The narrow electrochemical stability window (ESW), gaseous by-products, and interfacial issues in aqueous electrolytes have long hindered the advancement of Zn-ion batteries. Herein, we report the first application of a zinc trifluoromethylsulfonate/1-ethyl-3-methylimidazolium trifluoromethylsulfonate (Zn(TfO)2/[EMIm]TfO) ionic liquid electrolyte with wide ESW exceeding 3 V in nonaqueous zinc-selenium (Zn-Se) batteries. To further enhance the reaction kinetics, the Co single atoms anchored onto N-doped ordered mesoporous carbon (Co-N/C) with Co-N4 sites is designed as a Se host (Se@Co-N/C).
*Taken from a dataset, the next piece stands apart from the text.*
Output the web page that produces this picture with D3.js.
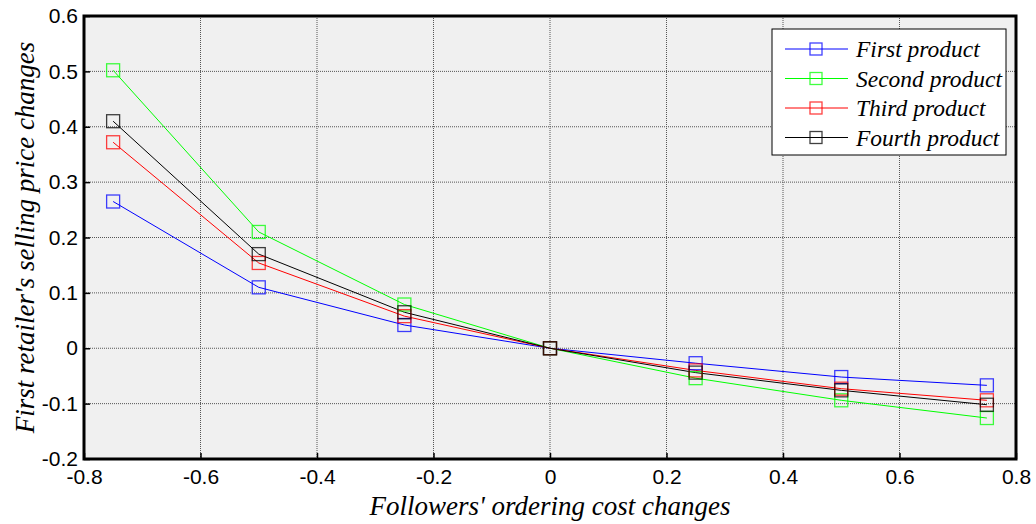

Significantly, the Se@Co-N/C composite demonstrates an improved electrochemical performance, delivering a high discharge voltage of 1.5 V and a capacity of 410.6 mAh g−1. Comprehensive mechanistic studies reveal that the Co-N4 structure in the Co-N/C host acts as dual-function catalytic sites, lowering the energy barrier for both Zn(TfO)42− dissociation and Se(TfO)4 formation, thereby accelerating the conversion kinetics. This finding provides novel insights into designing stable Zn-Se batteries in nonaqueous ionic liquid electrolytes.